C’est plutôt exact. J’avais envie de terminer cet album avec « Le grand voyage » qui pour moi évoque la fin d’une aventure, d’une histoire… Ensuite, au moment d’écrire les textes de « Croisades », qui ouvre l’album, je voulais raconter entre les lignes mon départ de mon village pour Paris. Du coup, il y a en quelque sorte un début, des petites histoires au milieu, et une fin.

Sentiez-vous plus d’appréhension, plus de pression durant la confection de ce second album en comparaison du premier ?

C’est vrai que mon état d’esprit était un peu différent entre le premier et le deuxième album. Le premier s’est fait entre 4 murs, un peu à la va-vite. C’était un gros bricolage ! Et pour le second, je voulais prendre mon temps, je voulais optimiser ma manière d’enregistrer, avant de travailler avec Adrien Pallot (ndlr : le producteur). Je me suis un peu pris la tête disons, avec ce qu’il faut comme pression pour avoir envie de bien faire.

Votre album « Sémaphore », si on devait l’associer à un film, lequel serait-il ?

Le choix est difficile mais… Allez, Paranoid Park.

Qu’est-ce qui différencie vos deux albums ?

Le premier est plus “sunshine”, il sent l’été. Le deuxième se passe plutôt au crépuscule, au coucher du soleil, entre chien et loup, et un peu plus vaporeux.

Nicola Sirkis m’a fait confiance sur ce deuxième album.

Maintenant que vous êtes signés chez KMS, le label de Nicola Sirkis, comment voyez-vous l’artiste hors du costume de leader d’Indochine ? Un genre de papa artistique ? A-t-il changé votre vision musicale et artistique ?

(Rires) J’aime bien “papa artistique”. C’était assez étonnant justement de le rencontrer en dehors des concerts que j’ai pu voir d’Indochine. C’est super de travailler ensemble. Je n’ai pas l’impression que ma vision artistique ait changée. Indochine m’avait déjà touchée quand j’étais ado et puis Nicola m’a fait confiance sur ce deuxième album, j’ai pu enregistrer avec le même enregistreur cassette !

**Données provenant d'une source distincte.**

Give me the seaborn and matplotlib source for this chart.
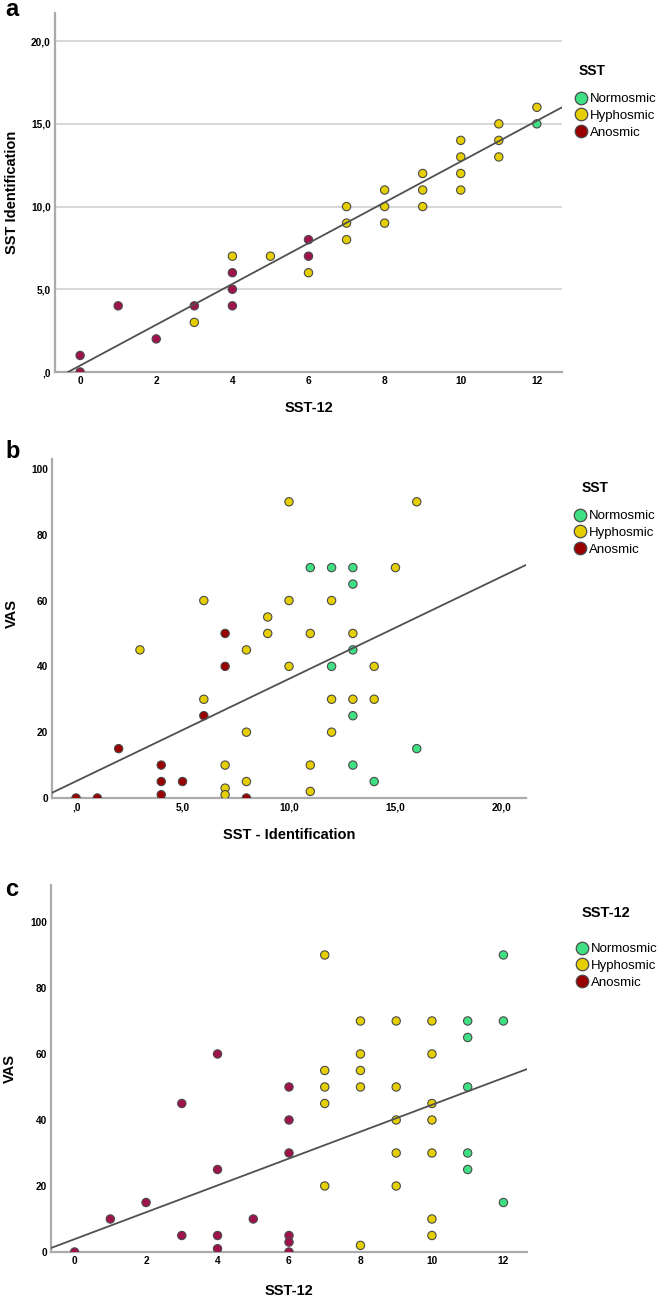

La scène française est de plus en plus fournie et plus populaire. En y regardant de plus près, il y a un vrai retour en arrière, une musique rétro et même une « redécouverte » de la variété française. Les nouveaux groupes francophones n’hésitent plus à user de la langue de Molière pour leurs textes. Comment expliquez-vous ce changement ? Un ras-le-bol de l’anglais ? Un besoin de renouer avec ses racines ? Ou est-ce simplement cyclique ?

Je n’ai pas assez de recul pour analyser tout ça. En tout cas c’est chouette de voir que des groupes ou artistes n’hésitent pas à chanter en français, Il y a un côté peut-être plus direct.

Est-ce que vous trouvez des similitudes entre le dessin et la musique, dans le processus ?

Sans doutes de manière indirecte quand je compose. En tout cas, c’est amusant de pouvoir bidouiller des petites images pour habiller des couvertures Facebook, par exemple. Et puis là je me suis occupée du livret de l’album. C’était un vrai challenge.

Quel regard portez-vous sur cette nouvelle vague musicale française et sur la scène musicale en général ?

Difficile à dire, mais ça bouillonne, ça chante en français pour la plupart et c’est plutôt cool tout ça, même si ça manque parfois un peu de fuzz.

Si vous deviez choisir un artiste qui vous a marqué à vie, lequel serait-ce ?

Leo Fender !

Et quel est le dernier artiste sur qui vous avez cliqué ?

Sur le groupe Suicide, je voulais ajouter le titre “Cheree” à ma playlist.